→ **CHALLENGE**
Pictures in the data should be dropped; transcribe exactly the lines from the one that has "Recreate this image" through the one that has "const yearLabels = years.map(String);".

-------- DATA SHOWN --------

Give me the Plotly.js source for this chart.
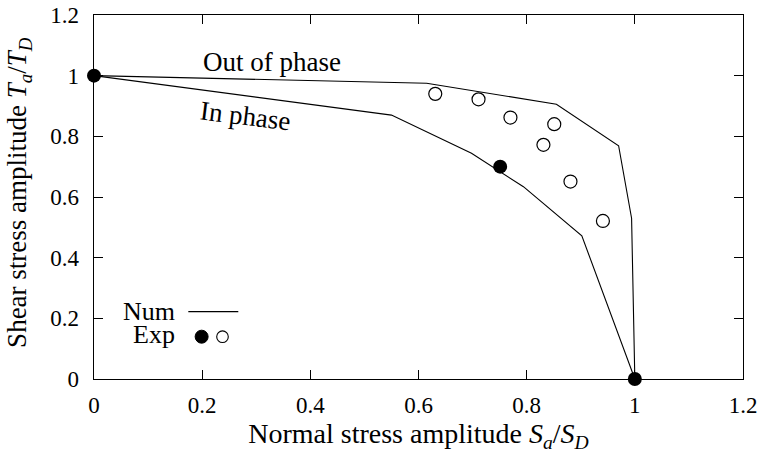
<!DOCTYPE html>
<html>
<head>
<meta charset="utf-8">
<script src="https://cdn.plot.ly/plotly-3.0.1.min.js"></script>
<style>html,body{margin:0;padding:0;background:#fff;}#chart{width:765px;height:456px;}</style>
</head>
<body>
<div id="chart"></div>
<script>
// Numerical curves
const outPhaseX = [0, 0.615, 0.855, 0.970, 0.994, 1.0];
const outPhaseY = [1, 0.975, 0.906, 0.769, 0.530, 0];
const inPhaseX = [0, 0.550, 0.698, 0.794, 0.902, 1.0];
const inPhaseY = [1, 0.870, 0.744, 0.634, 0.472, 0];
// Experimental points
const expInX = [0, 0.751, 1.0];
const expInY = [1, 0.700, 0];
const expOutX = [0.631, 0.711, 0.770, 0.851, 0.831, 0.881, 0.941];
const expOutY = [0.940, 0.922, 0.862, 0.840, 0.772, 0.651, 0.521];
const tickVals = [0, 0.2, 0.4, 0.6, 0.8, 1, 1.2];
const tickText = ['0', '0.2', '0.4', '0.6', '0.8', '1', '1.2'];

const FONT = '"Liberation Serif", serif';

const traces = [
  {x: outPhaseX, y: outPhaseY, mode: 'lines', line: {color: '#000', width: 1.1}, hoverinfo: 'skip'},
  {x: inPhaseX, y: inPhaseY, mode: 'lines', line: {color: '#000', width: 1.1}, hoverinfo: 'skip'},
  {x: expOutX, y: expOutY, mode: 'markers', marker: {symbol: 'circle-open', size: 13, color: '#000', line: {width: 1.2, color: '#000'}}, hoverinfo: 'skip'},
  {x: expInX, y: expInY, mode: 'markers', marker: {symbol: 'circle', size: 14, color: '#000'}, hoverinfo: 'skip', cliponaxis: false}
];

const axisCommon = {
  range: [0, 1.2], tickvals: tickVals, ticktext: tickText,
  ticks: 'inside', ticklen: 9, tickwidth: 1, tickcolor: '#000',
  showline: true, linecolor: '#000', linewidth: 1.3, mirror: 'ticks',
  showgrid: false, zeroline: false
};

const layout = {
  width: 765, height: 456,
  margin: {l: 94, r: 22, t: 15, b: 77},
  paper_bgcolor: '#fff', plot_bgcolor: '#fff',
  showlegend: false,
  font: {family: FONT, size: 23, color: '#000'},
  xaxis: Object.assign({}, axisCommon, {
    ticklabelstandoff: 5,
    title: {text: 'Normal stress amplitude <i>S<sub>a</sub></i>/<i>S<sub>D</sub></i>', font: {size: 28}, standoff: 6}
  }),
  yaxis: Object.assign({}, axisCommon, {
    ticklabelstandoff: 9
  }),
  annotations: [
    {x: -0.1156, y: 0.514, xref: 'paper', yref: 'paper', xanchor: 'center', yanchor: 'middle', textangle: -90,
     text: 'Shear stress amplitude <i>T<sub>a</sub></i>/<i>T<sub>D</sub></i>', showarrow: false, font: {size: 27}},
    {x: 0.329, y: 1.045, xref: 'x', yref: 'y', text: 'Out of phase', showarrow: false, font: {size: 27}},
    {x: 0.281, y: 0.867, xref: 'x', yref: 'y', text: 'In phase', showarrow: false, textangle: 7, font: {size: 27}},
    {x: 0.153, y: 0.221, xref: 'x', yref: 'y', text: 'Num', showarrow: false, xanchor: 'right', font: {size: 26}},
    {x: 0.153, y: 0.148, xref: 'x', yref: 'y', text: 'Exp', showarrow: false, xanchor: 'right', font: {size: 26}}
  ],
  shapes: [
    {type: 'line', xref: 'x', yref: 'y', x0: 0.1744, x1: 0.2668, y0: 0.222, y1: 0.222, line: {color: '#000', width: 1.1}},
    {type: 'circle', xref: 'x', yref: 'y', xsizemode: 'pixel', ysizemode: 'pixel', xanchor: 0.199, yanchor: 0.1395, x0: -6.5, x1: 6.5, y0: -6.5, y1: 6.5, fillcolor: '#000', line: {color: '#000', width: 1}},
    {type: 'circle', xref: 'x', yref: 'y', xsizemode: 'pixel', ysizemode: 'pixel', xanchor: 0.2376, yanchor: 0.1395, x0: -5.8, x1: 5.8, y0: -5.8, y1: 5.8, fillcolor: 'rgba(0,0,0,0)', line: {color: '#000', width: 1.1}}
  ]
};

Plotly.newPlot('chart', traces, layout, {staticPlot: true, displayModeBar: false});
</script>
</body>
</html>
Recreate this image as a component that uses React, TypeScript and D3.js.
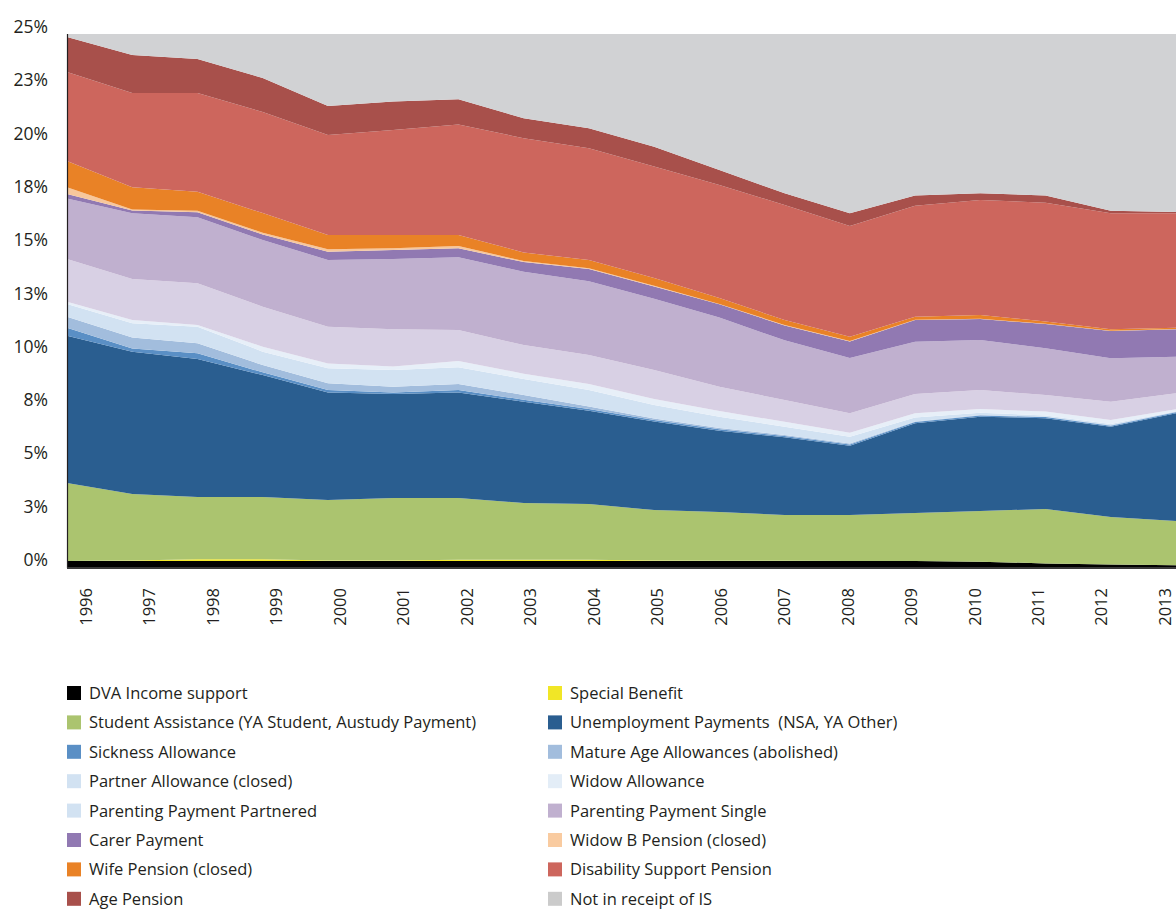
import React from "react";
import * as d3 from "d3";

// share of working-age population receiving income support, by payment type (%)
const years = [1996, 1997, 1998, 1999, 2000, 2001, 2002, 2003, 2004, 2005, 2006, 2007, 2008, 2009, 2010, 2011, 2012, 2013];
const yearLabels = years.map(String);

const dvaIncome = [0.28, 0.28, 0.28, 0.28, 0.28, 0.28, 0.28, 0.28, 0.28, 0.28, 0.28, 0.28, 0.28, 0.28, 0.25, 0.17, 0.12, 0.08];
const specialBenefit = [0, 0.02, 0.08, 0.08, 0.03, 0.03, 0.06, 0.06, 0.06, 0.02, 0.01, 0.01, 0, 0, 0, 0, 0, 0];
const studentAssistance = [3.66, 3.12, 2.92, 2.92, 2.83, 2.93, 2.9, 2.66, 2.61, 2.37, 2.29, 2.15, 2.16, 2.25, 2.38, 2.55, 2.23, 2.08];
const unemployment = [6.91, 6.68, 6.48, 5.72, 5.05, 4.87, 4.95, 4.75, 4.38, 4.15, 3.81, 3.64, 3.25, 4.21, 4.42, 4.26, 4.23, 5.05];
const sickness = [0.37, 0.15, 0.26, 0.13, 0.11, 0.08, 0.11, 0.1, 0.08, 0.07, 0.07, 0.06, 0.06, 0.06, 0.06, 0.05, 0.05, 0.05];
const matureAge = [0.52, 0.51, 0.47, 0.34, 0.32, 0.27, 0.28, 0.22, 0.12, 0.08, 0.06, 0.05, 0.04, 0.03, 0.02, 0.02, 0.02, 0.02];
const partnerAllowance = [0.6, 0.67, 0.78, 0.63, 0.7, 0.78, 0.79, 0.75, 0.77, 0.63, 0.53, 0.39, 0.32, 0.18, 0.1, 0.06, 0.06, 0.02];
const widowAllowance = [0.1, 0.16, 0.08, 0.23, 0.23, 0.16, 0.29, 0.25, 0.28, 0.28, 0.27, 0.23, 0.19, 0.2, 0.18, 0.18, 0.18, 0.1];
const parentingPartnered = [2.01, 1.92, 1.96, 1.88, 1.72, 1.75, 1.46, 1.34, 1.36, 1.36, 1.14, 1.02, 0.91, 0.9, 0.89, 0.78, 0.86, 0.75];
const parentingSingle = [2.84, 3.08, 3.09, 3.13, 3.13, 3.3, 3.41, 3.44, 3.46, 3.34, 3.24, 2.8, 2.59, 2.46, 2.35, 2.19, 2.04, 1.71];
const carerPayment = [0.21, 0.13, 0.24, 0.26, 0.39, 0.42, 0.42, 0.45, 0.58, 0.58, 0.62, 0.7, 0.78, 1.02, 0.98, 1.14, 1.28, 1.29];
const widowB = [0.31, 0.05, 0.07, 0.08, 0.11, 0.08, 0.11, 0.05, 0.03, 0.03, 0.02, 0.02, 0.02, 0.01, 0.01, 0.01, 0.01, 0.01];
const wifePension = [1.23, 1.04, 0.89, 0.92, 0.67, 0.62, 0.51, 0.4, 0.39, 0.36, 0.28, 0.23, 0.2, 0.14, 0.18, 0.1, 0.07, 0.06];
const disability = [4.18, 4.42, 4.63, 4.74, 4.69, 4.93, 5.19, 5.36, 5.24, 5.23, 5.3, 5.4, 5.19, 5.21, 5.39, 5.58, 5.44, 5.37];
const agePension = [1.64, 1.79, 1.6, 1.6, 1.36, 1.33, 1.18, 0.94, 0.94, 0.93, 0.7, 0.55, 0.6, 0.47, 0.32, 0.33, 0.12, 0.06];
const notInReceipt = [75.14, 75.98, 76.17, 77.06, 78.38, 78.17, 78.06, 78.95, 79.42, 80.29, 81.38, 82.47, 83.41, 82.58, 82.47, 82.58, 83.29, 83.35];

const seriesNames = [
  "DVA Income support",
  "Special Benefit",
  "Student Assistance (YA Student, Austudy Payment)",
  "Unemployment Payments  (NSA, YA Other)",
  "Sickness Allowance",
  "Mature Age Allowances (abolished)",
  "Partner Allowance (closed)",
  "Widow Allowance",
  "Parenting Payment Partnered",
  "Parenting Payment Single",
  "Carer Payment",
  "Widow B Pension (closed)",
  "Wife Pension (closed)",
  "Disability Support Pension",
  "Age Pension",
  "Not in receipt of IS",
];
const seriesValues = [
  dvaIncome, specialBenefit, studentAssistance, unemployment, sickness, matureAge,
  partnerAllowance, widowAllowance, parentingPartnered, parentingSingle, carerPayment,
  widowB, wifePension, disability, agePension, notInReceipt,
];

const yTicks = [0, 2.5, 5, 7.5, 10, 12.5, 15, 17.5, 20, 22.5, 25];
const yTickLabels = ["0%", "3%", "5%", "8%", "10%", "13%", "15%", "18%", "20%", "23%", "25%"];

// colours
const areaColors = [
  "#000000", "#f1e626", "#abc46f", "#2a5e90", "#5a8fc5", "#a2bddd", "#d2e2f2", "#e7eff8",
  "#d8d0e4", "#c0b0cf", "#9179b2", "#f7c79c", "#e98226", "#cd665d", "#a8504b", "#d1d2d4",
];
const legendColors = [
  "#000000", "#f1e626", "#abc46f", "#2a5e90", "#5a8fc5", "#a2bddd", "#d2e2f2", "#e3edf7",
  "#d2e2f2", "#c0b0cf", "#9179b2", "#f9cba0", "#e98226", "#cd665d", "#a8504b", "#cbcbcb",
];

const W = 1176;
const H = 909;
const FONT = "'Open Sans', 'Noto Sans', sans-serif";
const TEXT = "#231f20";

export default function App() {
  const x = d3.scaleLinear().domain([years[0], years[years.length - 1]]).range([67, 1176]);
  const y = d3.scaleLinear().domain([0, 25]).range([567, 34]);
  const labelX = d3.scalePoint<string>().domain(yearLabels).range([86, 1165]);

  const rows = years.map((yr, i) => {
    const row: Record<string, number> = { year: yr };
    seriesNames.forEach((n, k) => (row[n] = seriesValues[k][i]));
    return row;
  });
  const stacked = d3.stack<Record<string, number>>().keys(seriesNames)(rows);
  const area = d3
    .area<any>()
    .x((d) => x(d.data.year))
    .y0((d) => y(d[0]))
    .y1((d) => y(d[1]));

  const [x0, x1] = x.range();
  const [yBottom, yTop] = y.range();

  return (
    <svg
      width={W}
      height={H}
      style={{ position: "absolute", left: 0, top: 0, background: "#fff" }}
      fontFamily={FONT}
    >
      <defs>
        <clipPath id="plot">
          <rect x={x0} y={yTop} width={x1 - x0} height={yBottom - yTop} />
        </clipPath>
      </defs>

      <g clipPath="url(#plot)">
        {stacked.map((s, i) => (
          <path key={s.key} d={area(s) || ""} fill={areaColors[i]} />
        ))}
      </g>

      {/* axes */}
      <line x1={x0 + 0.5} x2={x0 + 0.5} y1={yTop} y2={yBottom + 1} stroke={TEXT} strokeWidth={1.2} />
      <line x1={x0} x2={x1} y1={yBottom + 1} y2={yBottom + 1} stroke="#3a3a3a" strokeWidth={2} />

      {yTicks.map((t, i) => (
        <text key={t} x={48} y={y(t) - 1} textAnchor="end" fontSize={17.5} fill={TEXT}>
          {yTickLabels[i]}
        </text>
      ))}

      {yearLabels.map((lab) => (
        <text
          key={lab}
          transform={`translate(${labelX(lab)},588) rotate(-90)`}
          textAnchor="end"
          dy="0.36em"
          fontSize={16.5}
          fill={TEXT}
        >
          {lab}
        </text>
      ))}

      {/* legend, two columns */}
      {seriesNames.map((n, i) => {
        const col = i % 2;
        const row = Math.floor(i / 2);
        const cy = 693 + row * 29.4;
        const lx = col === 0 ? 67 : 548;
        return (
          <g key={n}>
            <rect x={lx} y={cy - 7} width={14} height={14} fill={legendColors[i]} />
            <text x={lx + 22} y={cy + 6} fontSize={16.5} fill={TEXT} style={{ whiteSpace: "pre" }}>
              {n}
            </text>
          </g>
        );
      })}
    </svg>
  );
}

--------
-------- DATA SHOWN --------

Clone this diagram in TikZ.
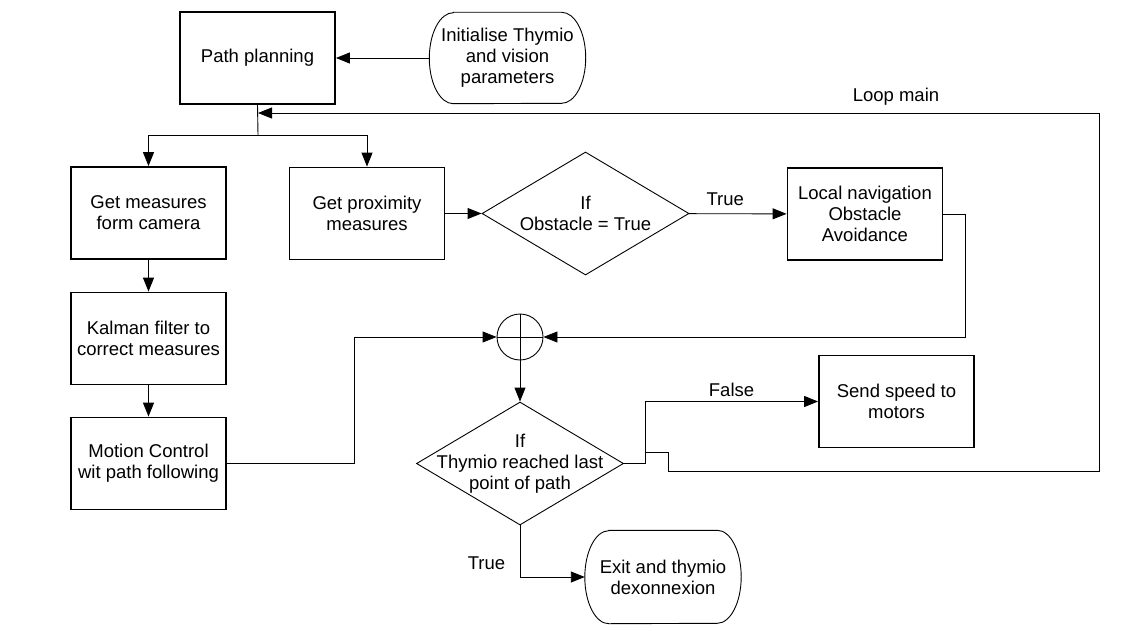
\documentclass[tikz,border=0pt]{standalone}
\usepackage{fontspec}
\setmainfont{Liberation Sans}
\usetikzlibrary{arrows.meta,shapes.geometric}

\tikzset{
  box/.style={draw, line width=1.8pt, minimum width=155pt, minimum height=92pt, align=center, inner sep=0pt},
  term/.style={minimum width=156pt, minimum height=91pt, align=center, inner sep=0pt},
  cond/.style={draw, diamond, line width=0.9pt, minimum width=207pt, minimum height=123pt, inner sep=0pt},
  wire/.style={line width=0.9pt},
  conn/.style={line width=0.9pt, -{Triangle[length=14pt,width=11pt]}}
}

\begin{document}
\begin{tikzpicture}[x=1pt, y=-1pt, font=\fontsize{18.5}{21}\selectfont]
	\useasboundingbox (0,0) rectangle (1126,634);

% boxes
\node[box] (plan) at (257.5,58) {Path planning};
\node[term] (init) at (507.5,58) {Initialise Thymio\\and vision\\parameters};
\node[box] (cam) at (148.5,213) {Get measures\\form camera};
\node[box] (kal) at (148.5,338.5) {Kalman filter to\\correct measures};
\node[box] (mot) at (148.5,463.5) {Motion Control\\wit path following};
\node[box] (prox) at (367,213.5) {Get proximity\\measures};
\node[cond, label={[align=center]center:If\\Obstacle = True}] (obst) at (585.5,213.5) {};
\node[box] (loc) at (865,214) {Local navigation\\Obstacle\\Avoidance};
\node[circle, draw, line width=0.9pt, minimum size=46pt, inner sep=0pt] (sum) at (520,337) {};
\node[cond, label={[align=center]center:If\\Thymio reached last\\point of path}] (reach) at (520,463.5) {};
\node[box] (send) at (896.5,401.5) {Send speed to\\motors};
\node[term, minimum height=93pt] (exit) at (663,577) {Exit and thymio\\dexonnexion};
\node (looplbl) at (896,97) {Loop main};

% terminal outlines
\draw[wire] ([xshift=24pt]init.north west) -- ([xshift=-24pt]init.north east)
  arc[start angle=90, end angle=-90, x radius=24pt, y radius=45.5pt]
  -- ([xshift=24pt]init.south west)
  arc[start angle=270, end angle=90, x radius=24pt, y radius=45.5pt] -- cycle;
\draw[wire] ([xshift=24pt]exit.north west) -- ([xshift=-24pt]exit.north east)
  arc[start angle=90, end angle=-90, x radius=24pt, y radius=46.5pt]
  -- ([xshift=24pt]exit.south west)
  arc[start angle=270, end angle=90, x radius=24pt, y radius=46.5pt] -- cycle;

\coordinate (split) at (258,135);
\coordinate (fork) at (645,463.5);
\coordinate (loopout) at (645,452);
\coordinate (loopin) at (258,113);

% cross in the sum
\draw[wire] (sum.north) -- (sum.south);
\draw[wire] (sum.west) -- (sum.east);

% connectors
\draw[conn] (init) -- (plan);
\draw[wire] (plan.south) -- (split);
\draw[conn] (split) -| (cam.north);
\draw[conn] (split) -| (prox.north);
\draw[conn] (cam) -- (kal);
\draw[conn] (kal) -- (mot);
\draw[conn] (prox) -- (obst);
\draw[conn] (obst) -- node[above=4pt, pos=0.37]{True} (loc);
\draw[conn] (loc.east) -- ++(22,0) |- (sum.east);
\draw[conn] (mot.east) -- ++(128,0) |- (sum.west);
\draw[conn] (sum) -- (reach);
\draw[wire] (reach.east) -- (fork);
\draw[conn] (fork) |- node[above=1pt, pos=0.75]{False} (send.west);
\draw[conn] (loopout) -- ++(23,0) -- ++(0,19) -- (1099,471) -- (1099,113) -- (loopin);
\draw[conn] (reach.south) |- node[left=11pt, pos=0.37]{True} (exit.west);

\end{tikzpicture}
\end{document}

--------
-------- DATA SHOWN --------

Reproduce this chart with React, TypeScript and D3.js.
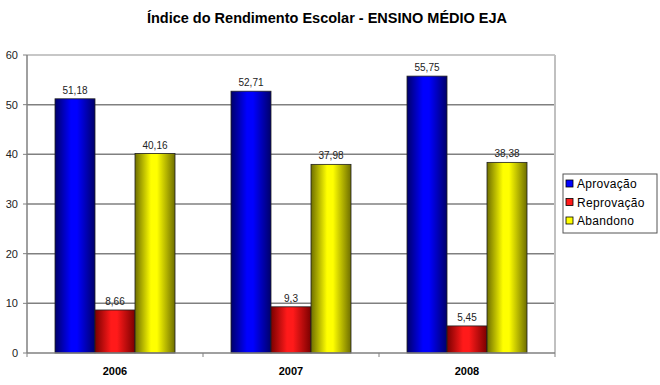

--------

→ **ANSWER TO THIS EXERCISE**
Recreate this image as a component that uses React, TypeScript and D3.js.
import React from "react";
import * as d3 from "d3";

// share of working-age population receiving income support, by payment type (%)
const years = [1996, 1997, 1998, 1999, 2000, 2001, 2002, 2003, 2004, 2005, 2006, 2007, 2008, 2009, 2010, 2011, 2012, 2013];
const yearLabels = years.map(String);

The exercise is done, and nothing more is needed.